(Data records)
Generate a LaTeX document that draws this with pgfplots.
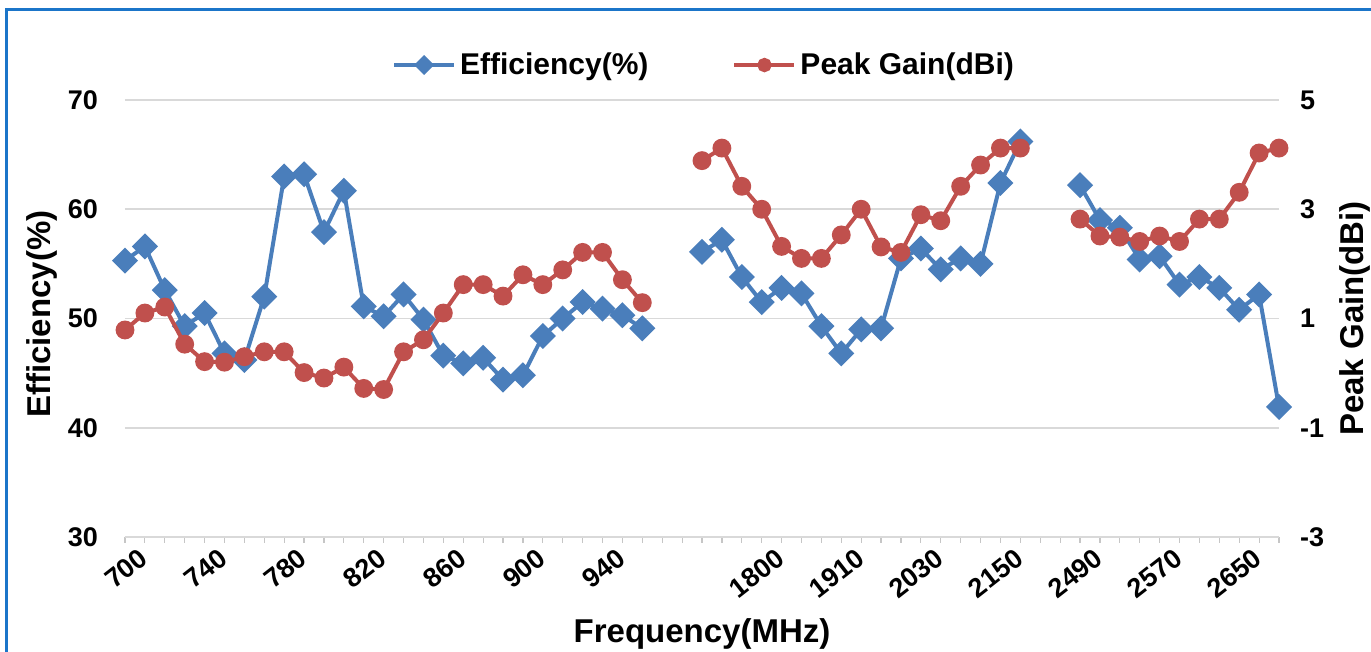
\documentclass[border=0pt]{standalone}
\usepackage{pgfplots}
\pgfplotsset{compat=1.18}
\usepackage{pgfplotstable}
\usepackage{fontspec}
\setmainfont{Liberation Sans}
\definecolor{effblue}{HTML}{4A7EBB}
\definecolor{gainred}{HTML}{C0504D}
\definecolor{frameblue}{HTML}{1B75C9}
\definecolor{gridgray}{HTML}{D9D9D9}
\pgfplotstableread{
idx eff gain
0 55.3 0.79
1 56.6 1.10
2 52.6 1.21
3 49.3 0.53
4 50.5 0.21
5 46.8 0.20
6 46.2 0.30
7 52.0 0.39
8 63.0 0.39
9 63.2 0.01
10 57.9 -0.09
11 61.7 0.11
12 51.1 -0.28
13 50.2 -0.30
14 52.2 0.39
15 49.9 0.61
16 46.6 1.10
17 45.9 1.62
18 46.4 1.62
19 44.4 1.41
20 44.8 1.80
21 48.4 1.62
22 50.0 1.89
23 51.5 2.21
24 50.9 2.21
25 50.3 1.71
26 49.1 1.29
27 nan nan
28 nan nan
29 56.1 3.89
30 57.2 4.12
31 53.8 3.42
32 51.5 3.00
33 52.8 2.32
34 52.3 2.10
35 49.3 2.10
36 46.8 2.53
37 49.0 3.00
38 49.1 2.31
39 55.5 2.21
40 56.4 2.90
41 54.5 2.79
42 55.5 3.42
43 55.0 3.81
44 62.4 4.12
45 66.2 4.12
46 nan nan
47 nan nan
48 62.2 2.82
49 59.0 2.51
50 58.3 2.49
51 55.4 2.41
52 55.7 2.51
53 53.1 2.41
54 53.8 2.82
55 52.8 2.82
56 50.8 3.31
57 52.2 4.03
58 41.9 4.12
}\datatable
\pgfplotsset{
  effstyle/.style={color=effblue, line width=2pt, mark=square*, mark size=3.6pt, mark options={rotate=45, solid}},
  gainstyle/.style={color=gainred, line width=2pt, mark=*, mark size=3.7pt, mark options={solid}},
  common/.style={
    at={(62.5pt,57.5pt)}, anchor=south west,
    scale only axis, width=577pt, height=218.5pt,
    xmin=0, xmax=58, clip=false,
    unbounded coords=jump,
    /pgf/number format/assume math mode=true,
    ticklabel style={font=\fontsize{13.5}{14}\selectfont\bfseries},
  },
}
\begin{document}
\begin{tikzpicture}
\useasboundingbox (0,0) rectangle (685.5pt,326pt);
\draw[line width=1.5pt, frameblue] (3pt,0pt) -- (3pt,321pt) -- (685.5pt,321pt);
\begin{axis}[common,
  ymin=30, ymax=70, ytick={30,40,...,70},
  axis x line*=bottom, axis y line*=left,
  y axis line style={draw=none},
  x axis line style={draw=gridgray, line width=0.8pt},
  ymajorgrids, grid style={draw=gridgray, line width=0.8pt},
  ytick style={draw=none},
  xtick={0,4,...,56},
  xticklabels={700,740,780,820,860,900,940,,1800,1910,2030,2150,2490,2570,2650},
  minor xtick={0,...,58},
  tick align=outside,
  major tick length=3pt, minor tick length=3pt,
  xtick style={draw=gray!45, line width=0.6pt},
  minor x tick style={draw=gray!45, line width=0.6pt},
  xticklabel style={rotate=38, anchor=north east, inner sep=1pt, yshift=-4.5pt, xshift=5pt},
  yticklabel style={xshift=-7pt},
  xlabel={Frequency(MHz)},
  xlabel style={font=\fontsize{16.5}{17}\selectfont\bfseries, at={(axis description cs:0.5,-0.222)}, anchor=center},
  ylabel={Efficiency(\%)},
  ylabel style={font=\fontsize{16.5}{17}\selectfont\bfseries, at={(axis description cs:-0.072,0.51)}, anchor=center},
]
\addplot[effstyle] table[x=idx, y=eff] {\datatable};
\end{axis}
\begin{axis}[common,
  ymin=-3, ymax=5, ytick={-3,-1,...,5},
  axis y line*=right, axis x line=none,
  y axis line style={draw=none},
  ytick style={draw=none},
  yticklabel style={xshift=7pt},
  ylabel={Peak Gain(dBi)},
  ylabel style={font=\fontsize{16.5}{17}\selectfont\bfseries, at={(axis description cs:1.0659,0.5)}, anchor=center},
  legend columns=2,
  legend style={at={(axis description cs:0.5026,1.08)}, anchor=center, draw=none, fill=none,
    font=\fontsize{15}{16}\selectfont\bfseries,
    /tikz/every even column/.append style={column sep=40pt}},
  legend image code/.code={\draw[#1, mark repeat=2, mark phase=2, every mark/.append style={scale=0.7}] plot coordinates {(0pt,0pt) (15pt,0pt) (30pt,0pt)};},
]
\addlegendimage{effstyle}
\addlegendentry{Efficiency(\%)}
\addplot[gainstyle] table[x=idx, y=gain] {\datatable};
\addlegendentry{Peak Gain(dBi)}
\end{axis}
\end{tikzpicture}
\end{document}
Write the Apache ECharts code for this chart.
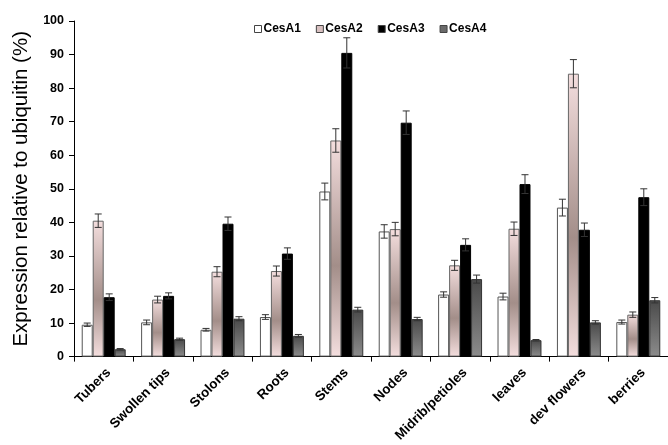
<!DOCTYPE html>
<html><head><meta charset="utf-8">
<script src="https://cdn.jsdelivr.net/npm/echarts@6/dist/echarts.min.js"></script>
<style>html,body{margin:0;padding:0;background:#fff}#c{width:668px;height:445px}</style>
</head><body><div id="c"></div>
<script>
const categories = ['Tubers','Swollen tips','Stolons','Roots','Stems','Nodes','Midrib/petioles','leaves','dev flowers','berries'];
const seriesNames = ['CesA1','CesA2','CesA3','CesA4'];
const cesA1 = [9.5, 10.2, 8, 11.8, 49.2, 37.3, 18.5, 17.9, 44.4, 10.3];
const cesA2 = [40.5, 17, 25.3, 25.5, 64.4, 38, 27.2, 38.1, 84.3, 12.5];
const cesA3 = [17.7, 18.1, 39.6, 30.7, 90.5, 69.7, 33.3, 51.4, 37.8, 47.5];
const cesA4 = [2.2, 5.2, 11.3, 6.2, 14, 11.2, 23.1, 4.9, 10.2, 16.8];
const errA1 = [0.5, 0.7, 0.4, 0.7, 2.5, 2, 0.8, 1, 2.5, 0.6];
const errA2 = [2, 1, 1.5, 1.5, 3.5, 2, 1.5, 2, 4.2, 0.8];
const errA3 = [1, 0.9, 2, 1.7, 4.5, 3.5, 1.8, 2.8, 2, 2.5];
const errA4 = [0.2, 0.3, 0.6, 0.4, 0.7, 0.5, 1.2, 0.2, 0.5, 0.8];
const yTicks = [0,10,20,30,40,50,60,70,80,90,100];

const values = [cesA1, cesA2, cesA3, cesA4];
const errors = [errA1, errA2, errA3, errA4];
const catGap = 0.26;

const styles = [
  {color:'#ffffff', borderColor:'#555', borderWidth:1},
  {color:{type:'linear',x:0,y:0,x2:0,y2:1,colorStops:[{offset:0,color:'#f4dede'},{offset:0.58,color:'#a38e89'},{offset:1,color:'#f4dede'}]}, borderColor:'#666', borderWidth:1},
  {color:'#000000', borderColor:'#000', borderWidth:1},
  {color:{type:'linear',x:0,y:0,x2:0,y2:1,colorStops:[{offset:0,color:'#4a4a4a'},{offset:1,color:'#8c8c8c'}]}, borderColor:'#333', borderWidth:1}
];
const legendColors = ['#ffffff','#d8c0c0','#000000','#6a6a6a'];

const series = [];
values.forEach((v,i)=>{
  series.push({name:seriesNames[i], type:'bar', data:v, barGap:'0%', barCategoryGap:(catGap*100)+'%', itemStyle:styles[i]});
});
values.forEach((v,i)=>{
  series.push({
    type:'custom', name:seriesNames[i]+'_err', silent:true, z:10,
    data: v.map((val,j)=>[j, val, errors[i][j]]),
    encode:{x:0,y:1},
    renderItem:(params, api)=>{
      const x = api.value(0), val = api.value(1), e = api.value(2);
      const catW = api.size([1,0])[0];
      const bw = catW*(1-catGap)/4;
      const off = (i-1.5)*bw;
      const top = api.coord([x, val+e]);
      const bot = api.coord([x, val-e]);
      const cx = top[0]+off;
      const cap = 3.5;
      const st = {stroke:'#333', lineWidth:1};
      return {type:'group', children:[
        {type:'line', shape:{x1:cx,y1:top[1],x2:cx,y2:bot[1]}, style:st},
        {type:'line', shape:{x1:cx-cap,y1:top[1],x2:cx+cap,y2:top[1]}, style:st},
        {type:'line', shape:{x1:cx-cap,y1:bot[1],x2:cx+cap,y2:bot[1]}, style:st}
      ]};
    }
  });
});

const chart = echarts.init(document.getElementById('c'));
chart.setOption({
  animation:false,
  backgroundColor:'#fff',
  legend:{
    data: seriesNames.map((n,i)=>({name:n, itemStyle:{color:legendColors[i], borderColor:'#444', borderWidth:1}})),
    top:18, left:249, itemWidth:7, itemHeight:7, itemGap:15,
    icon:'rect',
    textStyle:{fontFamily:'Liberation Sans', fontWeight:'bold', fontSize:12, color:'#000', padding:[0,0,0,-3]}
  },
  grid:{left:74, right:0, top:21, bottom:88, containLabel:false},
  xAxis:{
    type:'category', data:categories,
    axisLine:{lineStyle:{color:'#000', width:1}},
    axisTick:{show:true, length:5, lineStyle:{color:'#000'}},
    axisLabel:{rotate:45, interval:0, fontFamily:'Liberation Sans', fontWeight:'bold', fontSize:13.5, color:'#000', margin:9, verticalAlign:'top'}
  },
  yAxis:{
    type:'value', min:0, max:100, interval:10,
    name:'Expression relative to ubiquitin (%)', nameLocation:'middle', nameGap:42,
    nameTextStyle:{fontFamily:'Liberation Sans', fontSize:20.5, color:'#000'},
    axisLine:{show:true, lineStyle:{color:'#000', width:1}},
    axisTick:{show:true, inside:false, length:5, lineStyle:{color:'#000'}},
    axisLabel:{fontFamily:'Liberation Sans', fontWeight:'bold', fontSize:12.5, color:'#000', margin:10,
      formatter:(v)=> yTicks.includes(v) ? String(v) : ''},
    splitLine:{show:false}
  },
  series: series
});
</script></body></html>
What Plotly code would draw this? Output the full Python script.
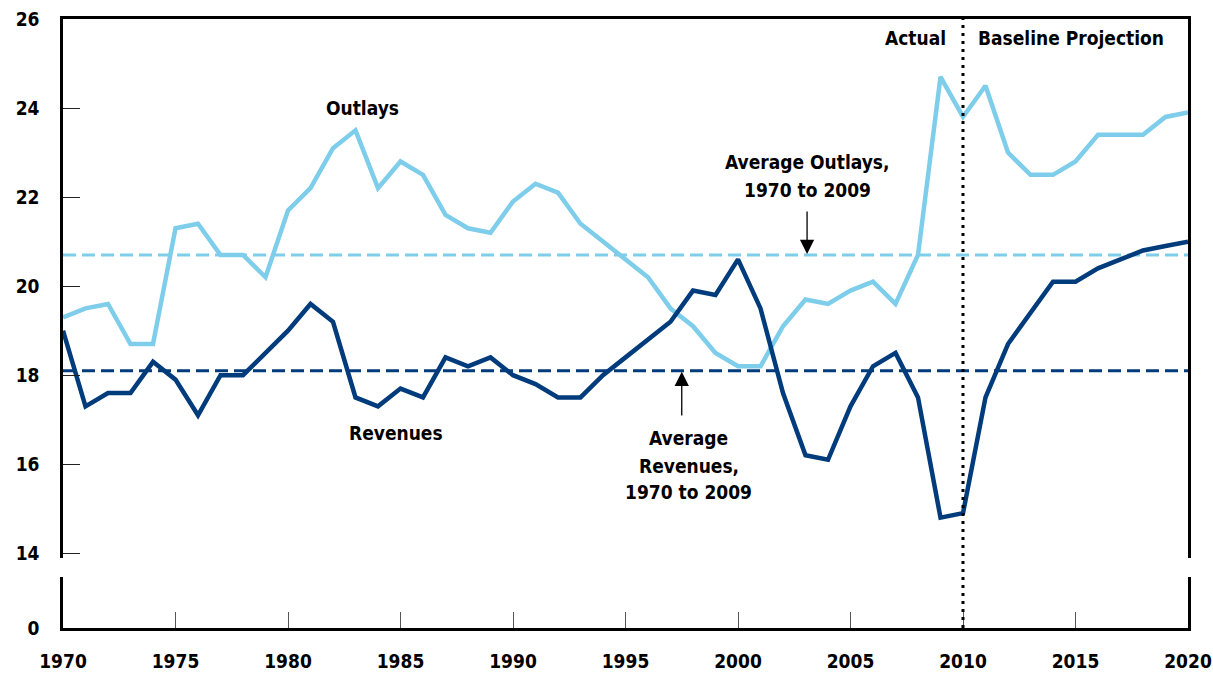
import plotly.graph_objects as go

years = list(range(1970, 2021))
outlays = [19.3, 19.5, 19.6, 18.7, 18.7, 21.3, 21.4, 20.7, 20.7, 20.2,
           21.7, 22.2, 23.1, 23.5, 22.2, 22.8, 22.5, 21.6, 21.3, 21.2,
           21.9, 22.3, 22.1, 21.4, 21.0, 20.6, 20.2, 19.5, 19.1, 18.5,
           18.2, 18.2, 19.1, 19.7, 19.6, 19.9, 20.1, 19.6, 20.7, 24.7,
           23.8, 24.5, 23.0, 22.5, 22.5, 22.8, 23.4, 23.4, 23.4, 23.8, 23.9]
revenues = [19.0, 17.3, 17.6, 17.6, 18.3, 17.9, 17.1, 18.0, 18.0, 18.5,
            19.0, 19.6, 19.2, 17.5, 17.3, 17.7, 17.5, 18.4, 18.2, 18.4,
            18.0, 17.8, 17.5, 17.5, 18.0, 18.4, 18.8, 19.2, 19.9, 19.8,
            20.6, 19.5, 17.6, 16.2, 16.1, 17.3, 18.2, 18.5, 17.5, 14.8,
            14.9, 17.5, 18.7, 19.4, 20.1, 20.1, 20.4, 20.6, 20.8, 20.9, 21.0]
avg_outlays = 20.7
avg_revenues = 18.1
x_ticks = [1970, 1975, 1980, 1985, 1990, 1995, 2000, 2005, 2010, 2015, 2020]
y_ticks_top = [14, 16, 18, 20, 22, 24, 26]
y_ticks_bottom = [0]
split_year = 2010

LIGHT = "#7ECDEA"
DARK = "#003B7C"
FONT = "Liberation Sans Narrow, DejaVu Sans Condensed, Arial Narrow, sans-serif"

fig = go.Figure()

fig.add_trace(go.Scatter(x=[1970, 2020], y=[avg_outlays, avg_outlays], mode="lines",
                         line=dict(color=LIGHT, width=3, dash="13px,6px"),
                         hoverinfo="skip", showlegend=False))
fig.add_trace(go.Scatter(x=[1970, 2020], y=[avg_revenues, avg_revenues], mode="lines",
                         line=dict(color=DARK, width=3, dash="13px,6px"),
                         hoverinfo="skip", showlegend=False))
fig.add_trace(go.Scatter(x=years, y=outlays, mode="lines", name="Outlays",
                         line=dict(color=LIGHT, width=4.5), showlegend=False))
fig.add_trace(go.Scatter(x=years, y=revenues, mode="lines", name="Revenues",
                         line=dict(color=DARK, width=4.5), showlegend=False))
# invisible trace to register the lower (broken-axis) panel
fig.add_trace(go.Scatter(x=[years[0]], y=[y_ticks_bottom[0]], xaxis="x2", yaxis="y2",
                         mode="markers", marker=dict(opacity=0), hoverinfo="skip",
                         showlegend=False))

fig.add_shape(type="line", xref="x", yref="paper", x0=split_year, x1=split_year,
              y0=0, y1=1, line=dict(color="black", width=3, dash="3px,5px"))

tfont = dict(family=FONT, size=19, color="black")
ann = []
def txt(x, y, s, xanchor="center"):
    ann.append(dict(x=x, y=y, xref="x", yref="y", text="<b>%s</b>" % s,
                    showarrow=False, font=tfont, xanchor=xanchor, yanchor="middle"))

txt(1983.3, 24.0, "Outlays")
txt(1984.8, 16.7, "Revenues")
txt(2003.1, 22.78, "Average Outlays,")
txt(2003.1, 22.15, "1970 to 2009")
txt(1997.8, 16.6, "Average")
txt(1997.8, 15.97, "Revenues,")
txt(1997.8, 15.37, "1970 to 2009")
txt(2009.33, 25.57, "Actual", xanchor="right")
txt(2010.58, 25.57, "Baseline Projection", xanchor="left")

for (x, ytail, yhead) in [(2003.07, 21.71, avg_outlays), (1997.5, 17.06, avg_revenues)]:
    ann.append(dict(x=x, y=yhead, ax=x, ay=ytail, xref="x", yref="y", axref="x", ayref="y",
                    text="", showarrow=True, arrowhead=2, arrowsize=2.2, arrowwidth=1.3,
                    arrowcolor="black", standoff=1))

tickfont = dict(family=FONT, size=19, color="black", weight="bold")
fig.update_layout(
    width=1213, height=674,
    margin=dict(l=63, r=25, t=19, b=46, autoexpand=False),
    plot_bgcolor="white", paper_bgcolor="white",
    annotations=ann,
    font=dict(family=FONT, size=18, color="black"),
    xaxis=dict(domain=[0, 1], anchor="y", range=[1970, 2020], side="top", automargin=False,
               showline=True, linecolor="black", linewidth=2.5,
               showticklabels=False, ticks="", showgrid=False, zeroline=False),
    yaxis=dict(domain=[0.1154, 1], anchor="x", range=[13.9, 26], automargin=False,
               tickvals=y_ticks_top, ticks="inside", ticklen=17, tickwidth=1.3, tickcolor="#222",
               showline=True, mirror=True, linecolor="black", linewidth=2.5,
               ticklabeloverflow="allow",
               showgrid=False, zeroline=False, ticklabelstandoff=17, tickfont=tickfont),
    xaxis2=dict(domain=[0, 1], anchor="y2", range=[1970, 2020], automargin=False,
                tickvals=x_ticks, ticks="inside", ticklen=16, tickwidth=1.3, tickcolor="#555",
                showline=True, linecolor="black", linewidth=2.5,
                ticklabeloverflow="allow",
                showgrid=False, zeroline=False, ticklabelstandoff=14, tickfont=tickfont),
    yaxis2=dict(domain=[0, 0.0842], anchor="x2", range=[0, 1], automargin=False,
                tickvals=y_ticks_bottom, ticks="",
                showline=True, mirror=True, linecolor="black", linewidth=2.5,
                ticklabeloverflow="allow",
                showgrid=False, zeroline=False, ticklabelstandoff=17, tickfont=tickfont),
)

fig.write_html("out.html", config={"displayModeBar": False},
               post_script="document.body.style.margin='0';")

- [TASK PROMPT]: What's needed is an exact copy of the lines above from the one with "What Plotly code" through the one with "import plotly.graph_objects as go", both included; the pictures stay out.

- [SOLUTION TO THE PROBLEM]:
What Plotly code would draw this? Output the full Python script.
import plotly.graph_objects as go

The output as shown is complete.